The elbow sits between PC3 and PC4: the per-PC contribution drops from 8% to 4%, and the later PCs contribute little. The data effectively lives in about 3 dimensions, even though it was recorded in 6.

Try it yourself: read the loadings

PCA on a customer dataset gives this loadings table for PC1:

income    :  0.70
spending  :  0.60
age       : -0.30
height    :  0.05

What can you read about PC1 from these loadings?

Show answer

PC1 is driven mainly by income and spending (both with large positive loadings, around 0.6 to 0.7). Age has a smaller negative loading (about -0.3), meaning PC1 moves down slightly as age rises. Height (0.05) is essentially absent from PC1, so it contributes nothing to this direction.

Read together, PC1 looks like an “economic-activity” axis: high PC1 means high income and high spending, with a slight tendency toward younger ages. That is the kind of interpretive sentence loadings let you write, with appropriate hedging since a PC is still a mixture, not an original feature.

Flashcards

Ten cards. Click any card to reveal the answer. Use the Print flashcards button for one card per page.

Q. What is the first principal component (PC1)?

The single direction through the data along which points vary the most: the data cloud’s main axis.

Q. How are PC2, PC3, ... defined?

Each is perpendicular to all previous PCs and captures the most remaining variation. PCs are ordered by variance explained, largest first.

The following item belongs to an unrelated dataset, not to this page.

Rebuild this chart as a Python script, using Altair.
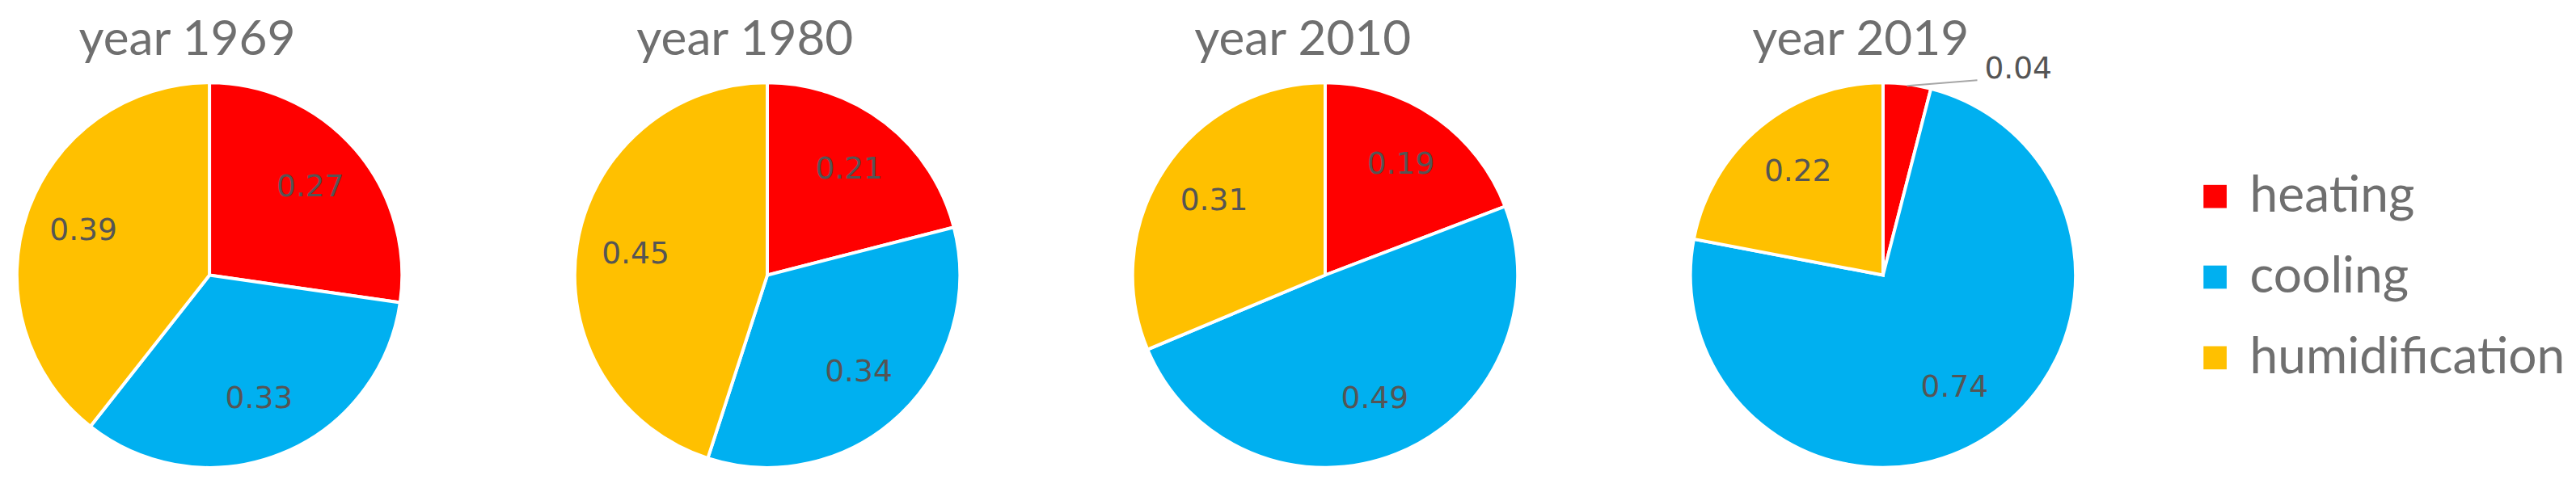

Q. Why does maximizing variance equal preserving information?

Variation is what distinguishes points. A near-constant direction carries almost nothing; the high-variance directions hold most of what makes the points different.

Q. What is a principal component, mechanically?

A weighted combination of the original features. The weights (loadings) tell you which features contribute most to that PC.

Q. What is variance explained?

The fraction of the data’s total spread captured by a given PC. Plotted across PCs it forms a scree plot, used to decide how many PCs to keep.

Q. A rule of thumb for how many PCs to keep?

Enough to cover about 90 to 95 percent of total variance, or up to a clear elbow in the scree plot.

Q. Why must you standardize features before PCA?

PCA is variance-driven and scale-sensitive. Without standardization, large-scale features hijack the components. Rescale each feature to mean 0 and variance 1.

Q. Name two uses for PCA.

Any two: visualization (plot PC1 vs PC2), speeding up downstream models, de-noising by dropping low-variance PCs, or preprocessing before clustering or classification.

Q. What can PCA NOT capture?

Non-linear, curved, or cluster-shaped structure. PCA finds straight axes only; nonlinear methods like t-SNE are needed for those.

Q. Why are PCs less interpretable than original features?

Each PC is a mixture (weighted combination) of the original features, so it does not have a single direct meaning the way “income” or “age” does.